However, the UVTA will treat the debtor fairly as well by ensuring the debtor knows which law applies in planning a transaction, and not subject the courts to a guessing-game of applicable law. In addition, the debtor would not hoodwink the creditor by travelling to favorable jurisdictions at the drop of a hat, since the amendment requires the court to apply the law of the debtor’s domicile or principal place of business.
4. Debtor State
The amendments establish that the choice of law is the jurisdiction in which the business is located or the debtor is domiciled. Therefore, the law will simply be Texas’s pro-debtor laws, assuming the debtor is in Texas. Obviously, this would maintain the debtor-status of the state, and may even promote the status.
5. Economic Sense
If the legislature has clear indications as to what rule of law will govern a particular transaction, the better informed the litigants will be. The parties involved or affected by the transaction may plan their loans and business based on those particular laws. Adding such clarity will allow the economic laws to take over and increase reasonable risk-taking and wealth production.
6. Conclusion
The Act’s amendment does not diverge from case law, or favor the debtor or creditor. The Texas legislature should adopt the choice of law amendments. “The provisions are clear and workable in litigation.” Due to their clarity, debtors can better plan in their debtor-friendly state.

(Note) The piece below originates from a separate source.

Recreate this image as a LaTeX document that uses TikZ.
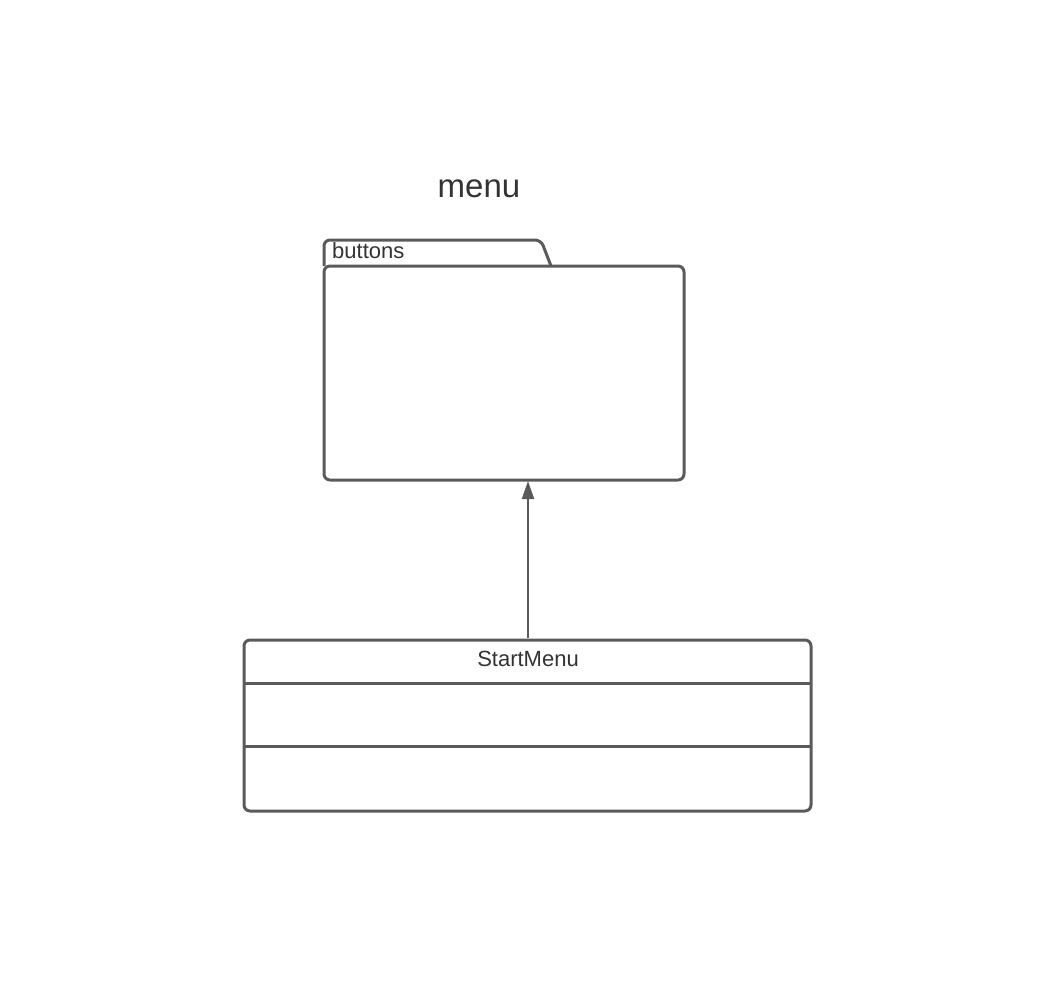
\documentclass[tikz,border=0pt]{standalone}
\usepackage{fontspec}
\setmainfont{Liberation Sans}
\usetikzlibrary{arrows.meta}
\definecolor{linec}{HTML}{5A5A5A}
\definecolor{textc}{HTML}{333333}
\tikzset{
  umlbox/.style={draw=linec, line width=3pt, rounded corners=6pt},
  divider/.style={draw=linec, line width=3pt},
  lbl/.style={text=textc, font=\fontsize{22}{26}\selectfont, inner sep=0pt},
  conn/.style={draw=linec, line width=2pt, -{Triangle[length=18pt,width=12pt]}},
}
\begin{document}
\begin{tikzpicture}[x=1pt,y=-1pt]
\useasboundingbox (0,0) rectangle (1048,980);
% title
\node[text=textc, font=\fontsize{33}{38}\selectfont, inner sep=0pt] (title) at (479,189) {menu};
% folder
\draw[umlbox] (324,266) -- (324,240) -- (541,240) -- (551,266);
\draw[umlbox] (324,266) rectangle (684,480);
\node[lbl, anchor=west] (buttons) at (332,251) {buttons};
\coordinate (pkgbottom) at (528,481);
% class
\draw[umlbox] (244,640) rectangle (811,811);
\draw[divider] (244,683) -- (811,683);
\draw[divider] (244,746) -- (811,746);
\node[lbl] (startmenu) at (528,659) {StartMenu};
\coordinate (classtop) at (528,638);
\draw[conn] (classtop) -- (pkgbottom);
\end{tikzpicture}
\end{document}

C. Evaluating Series LCCs Provision
1. Clarifying Ambiguity
The ambiguity that exists arises from the fact that series LLCs are a new breed of business entities. Therefore, ambiguity primarily comes from the unknown. “The biggest problem with series LLC is that they are fraught with question marks.” Considering each series LLC as a “person” is the logical position to take. However, creditors are likely to be harmed, though not because of the UVTA’s position. Creditors are likely to be harmed because of the series LLCs statutory structure of the over-protection of each series. Even though one common goal connects all the series LLCs, the law considers each independent. Therefore, unintended creditors, such as those injured and winners of a tort claim, cannot collect from the overall business, but only from that particular series. The UVTA makes no mention of an equitable solution to the problem. The new Act simply clarifies what many already believed: each series LLC is a separate and independent “person.” This answer will prevent future questions the court will have to answer.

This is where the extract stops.